Race, ideas, and ideals: A comparison of Franz Boas and Hans F.K. GüntherPosted in Anthropology, Articles, History, Media Archive on 2012-12-27 21:08Z by Steven |
Race, ideas, and ideals: A comparison of Franz Boas and Hans F.K. Günther
History of European Ideas
Volume 32, Issue 3, 2006
pages 313-332
DOI: 10.1016/j.histeuroideas.2006.05.001
Amos Morris-Reich, Director of the Bucerius Institute
Department of Jewish History
University of Haifa, Israel
This article compares two radically opposed views concerning “race” in the first half of the 20th century: the one of Franz Boas (1858–1942), the founder of American cultural anthropology, and the other of Hans F. K. Günther (1889–1968), the most widely read theoretician of race in Nazi Germany.

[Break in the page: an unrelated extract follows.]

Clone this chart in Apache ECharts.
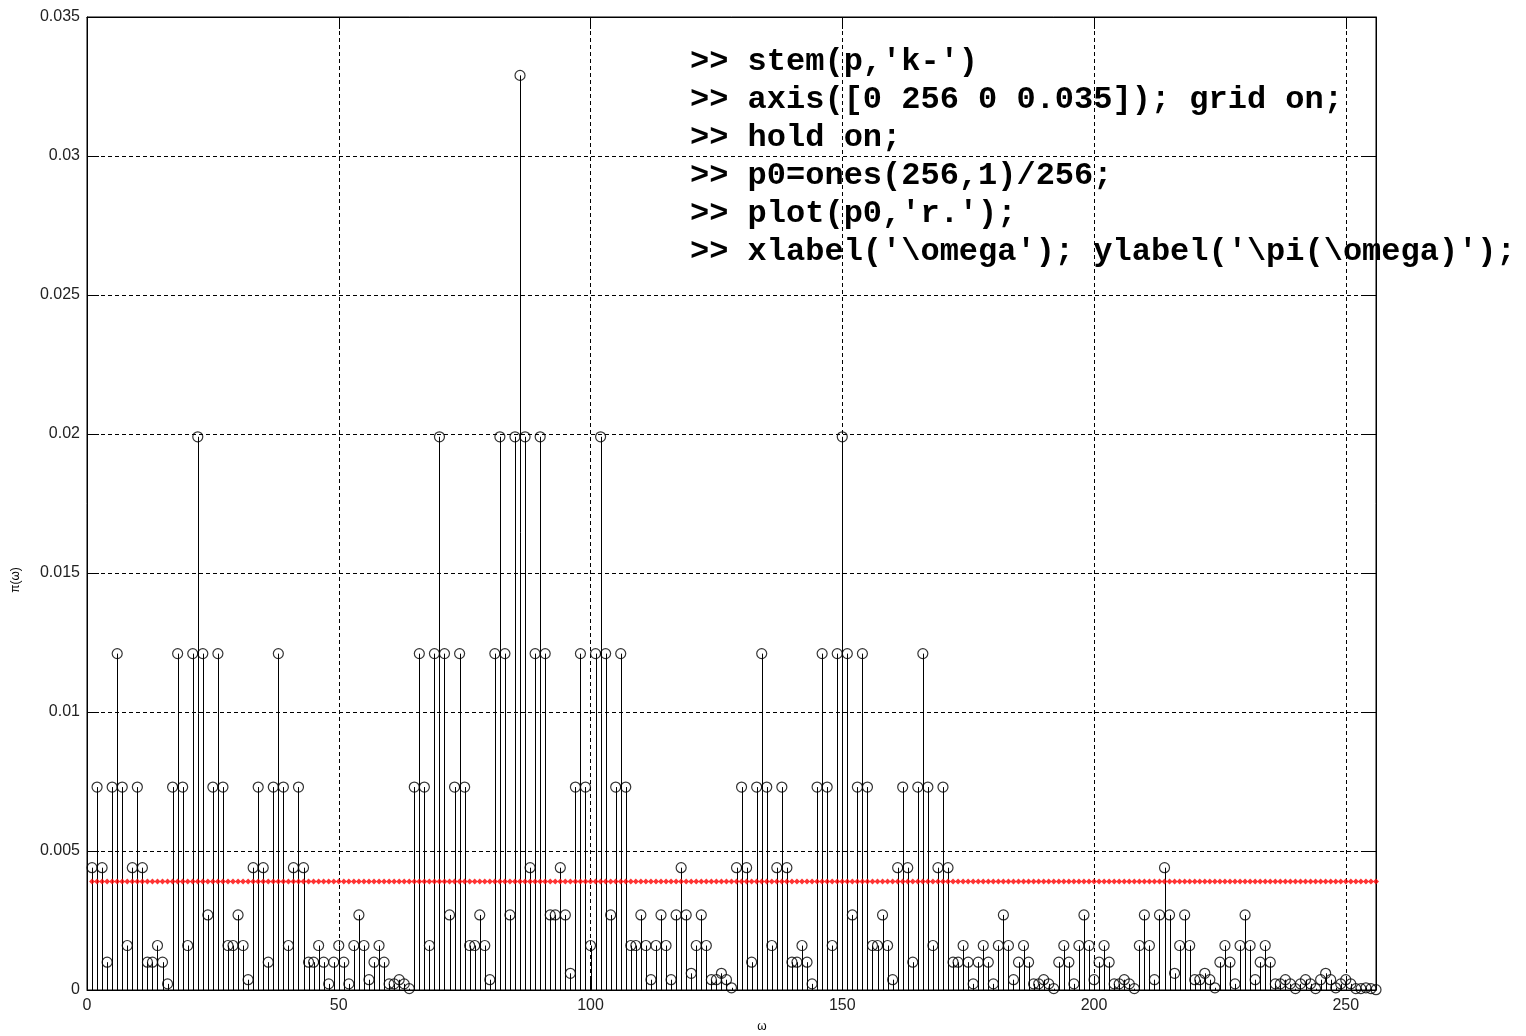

Opposite as their views were, both derived from a similar non-evolutionist German anthropological matrix. The article reconstructs their definitions of racial objects and studies their analyses of racial intermixture. Although both believed that contemporary peoples were racially deeply mixed, Boas moved towards an antiracist conception of race-as-population, whereas Günther moved towards a racist conception of homogenous races in mixed peoples. The comparison shows that the major difference between them concerns their ideals or guiding principles. Their respective ideals seeped into their versions of science and transformed the nature and the significance of their respective ideas.